What needs to be done:
Write out the material again exactly, please, and omit the pictures.

--- Begin ---

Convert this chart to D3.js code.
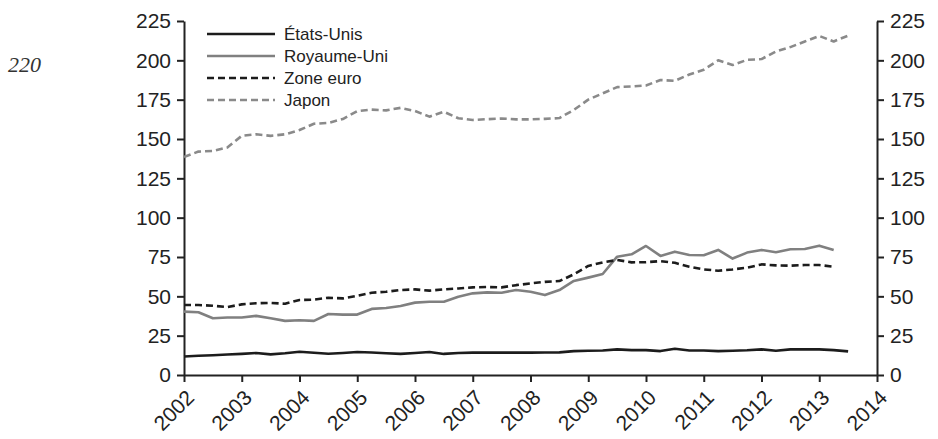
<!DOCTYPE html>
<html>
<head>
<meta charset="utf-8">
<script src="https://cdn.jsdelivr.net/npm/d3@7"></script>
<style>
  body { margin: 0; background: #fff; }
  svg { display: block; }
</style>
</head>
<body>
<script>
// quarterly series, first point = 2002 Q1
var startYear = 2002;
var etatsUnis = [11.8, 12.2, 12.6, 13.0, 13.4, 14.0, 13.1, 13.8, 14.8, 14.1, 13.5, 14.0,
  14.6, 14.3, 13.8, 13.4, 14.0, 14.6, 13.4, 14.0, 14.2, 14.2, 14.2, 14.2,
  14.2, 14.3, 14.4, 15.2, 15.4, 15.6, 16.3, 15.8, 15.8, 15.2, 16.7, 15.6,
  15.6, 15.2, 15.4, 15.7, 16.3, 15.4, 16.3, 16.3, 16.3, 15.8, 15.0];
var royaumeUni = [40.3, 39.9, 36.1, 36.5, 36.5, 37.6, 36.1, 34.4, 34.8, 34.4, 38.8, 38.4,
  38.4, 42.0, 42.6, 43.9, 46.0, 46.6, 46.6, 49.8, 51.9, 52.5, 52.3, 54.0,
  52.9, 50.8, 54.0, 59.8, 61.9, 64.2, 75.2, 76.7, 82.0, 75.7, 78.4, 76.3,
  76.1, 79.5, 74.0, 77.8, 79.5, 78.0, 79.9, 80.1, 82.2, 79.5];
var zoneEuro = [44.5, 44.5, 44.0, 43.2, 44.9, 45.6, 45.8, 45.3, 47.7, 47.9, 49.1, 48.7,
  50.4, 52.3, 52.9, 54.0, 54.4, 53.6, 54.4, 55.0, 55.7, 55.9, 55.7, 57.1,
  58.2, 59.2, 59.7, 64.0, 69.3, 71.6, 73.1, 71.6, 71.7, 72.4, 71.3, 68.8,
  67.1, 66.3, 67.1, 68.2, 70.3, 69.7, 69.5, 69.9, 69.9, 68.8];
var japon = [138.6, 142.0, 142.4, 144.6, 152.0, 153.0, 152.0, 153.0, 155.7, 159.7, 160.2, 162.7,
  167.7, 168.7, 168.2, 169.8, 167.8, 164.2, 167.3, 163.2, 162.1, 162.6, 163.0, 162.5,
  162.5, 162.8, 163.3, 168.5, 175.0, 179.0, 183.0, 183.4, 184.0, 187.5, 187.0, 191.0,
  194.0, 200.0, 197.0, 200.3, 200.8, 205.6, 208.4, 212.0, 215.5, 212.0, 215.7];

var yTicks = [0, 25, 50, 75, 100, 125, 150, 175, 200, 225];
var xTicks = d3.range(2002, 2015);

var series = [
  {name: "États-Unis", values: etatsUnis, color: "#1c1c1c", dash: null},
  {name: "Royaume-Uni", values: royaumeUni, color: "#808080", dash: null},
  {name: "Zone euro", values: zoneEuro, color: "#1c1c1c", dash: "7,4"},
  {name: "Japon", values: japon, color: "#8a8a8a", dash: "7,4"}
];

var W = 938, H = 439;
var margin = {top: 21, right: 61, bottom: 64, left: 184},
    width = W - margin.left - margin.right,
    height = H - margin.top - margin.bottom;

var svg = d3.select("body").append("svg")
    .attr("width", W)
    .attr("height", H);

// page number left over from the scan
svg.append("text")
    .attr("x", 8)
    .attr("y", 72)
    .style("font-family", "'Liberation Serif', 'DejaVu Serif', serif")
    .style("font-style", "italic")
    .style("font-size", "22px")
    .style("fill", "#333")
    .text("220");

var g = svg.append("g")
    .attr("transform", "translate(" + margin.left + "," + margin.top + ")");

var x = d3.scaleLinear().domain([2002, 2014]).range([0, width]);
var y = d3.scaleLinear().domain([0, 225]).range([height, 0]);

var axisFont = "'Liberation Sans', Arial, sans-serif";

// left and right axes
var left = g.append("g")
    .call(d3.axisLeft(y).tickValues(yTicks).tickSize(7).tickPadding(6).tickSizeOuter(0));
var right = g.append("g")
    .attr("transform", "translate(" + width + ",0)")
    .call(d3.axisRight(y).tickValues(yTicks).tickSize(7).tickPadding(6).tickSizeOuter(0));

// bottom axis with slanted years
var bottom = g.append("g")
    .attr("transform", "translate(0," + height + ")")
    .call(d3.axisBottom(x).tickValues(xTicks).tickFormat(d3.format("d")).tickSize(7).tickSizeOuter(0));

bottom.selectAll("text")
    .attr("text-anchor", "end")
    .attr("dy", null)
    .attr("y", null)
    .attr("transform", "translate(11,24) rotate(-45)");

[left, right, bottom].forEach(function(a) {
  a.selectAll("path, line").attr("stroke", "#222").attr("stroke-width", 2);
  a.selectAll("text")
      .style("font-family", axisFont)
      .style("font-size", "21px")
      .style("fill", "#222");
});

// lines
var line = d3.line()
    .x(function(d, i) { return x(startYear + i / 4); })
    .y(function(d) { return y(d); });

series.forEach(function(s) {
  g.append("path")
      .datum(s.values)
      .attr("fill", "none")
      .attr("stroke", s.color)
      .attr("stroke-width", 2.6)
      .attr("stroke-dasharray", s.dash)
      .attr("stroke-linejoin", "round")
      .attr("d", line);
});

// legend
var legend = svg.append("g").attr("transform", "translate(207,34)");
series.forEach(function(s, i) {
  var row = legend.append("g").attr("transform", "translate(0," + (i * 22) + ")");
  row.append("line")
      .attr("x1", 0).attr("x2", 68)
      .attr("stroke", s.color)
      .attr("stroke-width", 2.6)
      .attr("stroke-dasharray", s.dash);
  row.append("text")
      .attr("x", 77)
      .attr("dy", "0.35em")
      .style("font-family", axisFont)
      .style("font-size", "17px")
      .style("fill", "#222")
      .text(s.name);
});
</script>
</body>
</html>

--- End ---

Complete response:
Convert this chart to D3.js code.
<!DOCTYPE html>
<html>
<head>
<meta charset="utf-8">
<script src="https://cdn.jsdelivr.net/npm/d3@7"></script>
<style>
  body { margin: 0; background: #fff; }
  svg { display: block; }
</style>
</head>
<body>
<script>
// quarterly series, first point = 2002 Q1
var startYear = 2002;
var etatsUnis = [11.8, 12.2, 12.6, 13.0, 13.4, 14.0, 13.1, 13.8, 14.8, 14.1, 13.5, 14.0,
  14.6, 14.3, 13.8, 13.4, 14.0, 14.6, 13.4, 14.0, 14.2, 14.2, 14.2, 14.2,
  14.2, 14.3, 14.4, 15.2, 15.4, 15.6, 16.3, 15.8, 15.8, 15.2, 16.7, 15.6,
  15.6, 15.2, 15.4, 15.7, 16.3, 15.4, 16.3, 16.3, 16.3, 15.8, 15.0];
var royaumeUni = [40.3, 39.9, 36.1, 36.5, 36.5, 37.6, 36.1, 34.4, 34.8, 34.4, 38.8, 38.4,
  38.4, 42.0, 42.6, 43.9, 46.0, 46.6, 46.6, 49.8, 51.9, 52.5, 52.3, 54.0,
  52.9, 50.8, 54.0, 59.8, 61.9, 64.2, 75.2, 76.7, 82.0, 75.7, 78.4, 76.3,
  76.1, 79.5, 74.0, 77.8, 79.5, 78.0, 79.9, 80.1, 82.2, 79.5];
var zoneEuro = [44.5, 44.5, 44.0, 43.2, 44.9, 45.6, 45.8, 45.3, 47.7, 47.9, 49.1, 48.7,
  50.4, 52.3, 52.9, 54.0, 54.4, 53.6, 54.4, 55.0, 55.7, 55.9, 55.7, 57.1,
  58.2, 59.2, 59.7, 64.0, 69.3, 71.6, 73.1, 71.6, 71.7, 72.4, 71.3, 68.8,
  67.1, 66.3, 67.1, 68.2, 70.3, 69.7, 69.5, 69.9, 69.9, 68.8];
var japon = [138.6, 142.0, 142.4, 144.6, 152.0, 153.0, 152.0, 153.0, 155.7, 159.7, 160.2, 162.7,
  167.7, 168.7, 168.2, 169.8, 167.8, 164.2, 167.3, 163.2, 162.1, 162.6, 163.0, 162.5,
  162.5, 162.8, 163.3, 168.5, 175.0, 179.0, 183.0, 183.4, 184.0, 187.5, 187.0, 191.0,
  194.0, 200.0, 197.0, 200.3, 200.8, 205.6, 208.4, 212.0, 215.5, 212.0, 215.7];

var yTicks = [0, 25, 50, 75, 100, 125, 150, 175, 200, 225];
var xTicks = d3.range(2002, 2015);

var series = [
  {name: "États-Unis", values: etatsUnis, color: "#1c1c1c", dash: null},
  {name: "Royaume-Uni", values: royaumeUni, color: "#808080", dash: null},
  {name: "Zone euro", values: zoneEuro, color: "#1c1c1c", dash: "7,4"},
  {name: "Japon", values: japon, color: "#8a8a8a", dash: "7,4"}
];

var W = 938, H = 439;
var margin = {top: 21, right: 61, bottom: 64, left: 184},
    width = W - margin.left - margin.right,
    height = H - margin.top - margin.bottom;

var svg = d3.select("body").append("svg")
    .attr("width", W)
    .attr("height", H);

// page number left over from the scan
svg.append("text")
    .attr("x", 8)
    .attr("y", 72)
    .style("font-family", "'Liberation Serif', 'DejaVu Serif', serif")
    .style("font-style", "italic")
    .style("font-size", "22px")
    .style("fill", "#333")
    .text("220");

var g = svg.append("g")
    .attr("transform", "translate(" + margin.left + "," + margin.top + ")");

var x = d3.scaleLinear().domain([2002, 2014]).range([0, width]);
var y = d3.scaleLinear().domain([0, 225]).range([height, 0]);

var axisFont = "'Liberation Sans', Arial, sans-serif";

// left and right axes
var left = g.append("g")
    .call(d3.axisLeft(y).tickValues(yTicks).tickSize(7).tickPadding(6).tickSizeOuter(0));
var right = g.append("g")
    .attr("transform", "translate(" + width + ",0)")
    .call(d3.axisRight(y).tickValues(yTicks).tickSize(7).tickPadding(6).tickSizeOuter(0));

// bottom axis with slanted years
var bottom = g.append("g")
    .attr("transform", "translate(0," + height + ")")
    .call(d3.axisBottom(x).tickValues(xTicks).tickFormat(d3.format("d")).tickSize(7).tickSizeOuter(0));

bottom.selectAll("text")
    .attr("text-anchor", "end")
    .attr("dy", null)
    .attr("y", null)
    .attr("transform", "translate(11,24) rotate(-45)");

[left, right, bottom].forEach(function(a) {
  a.selectAll("path, line").attr("stroke", "#222").attr("stroke-width", 2);
  a.selectAll("text")
      .style("font-family", axisFont)
      .style("font-size", "21px")
      .style("fill", "#222");
});

// lines
var line = d3.line()
    .x(function(d, i) { return x(startYear + i / 4); })
    .y(function(d) { return y(d); });

series.forEach(function(s) {
  g.append("path")
      .datum(s.values)
      .attr("fill", "none")
      .attr("stroke", s.color)
      .attr("stroke-width", 2.6)
      .attr("stroke-dasharray", s.dash)
      .attr("stroke-linejoin", "round")
      .attr("d", line);
});

// legend
var legend = svg.append("g").attr("transform", "translate(207,34)");
series.forEach(function(s, i) {
  var row = legend.append("g").attr("transform", "translate(0," + (i * 22) + ")");
  row.append("line")
      .attr("x1", 0).attr("x2", 68)
      .attr("stroke", s.color)
      .attr("stroke-width", 2.6)
      .attr("stroke-dasharray", s.dash);
  row.append("text")
      .attr("x", 77)
      .attr("dy", "0.35em")
      .style("font-family", axisFont)
      .style("font-size", "17px")
      .style("fill", "#222")
      .text(s.name);
});
</script>
</body>
</html>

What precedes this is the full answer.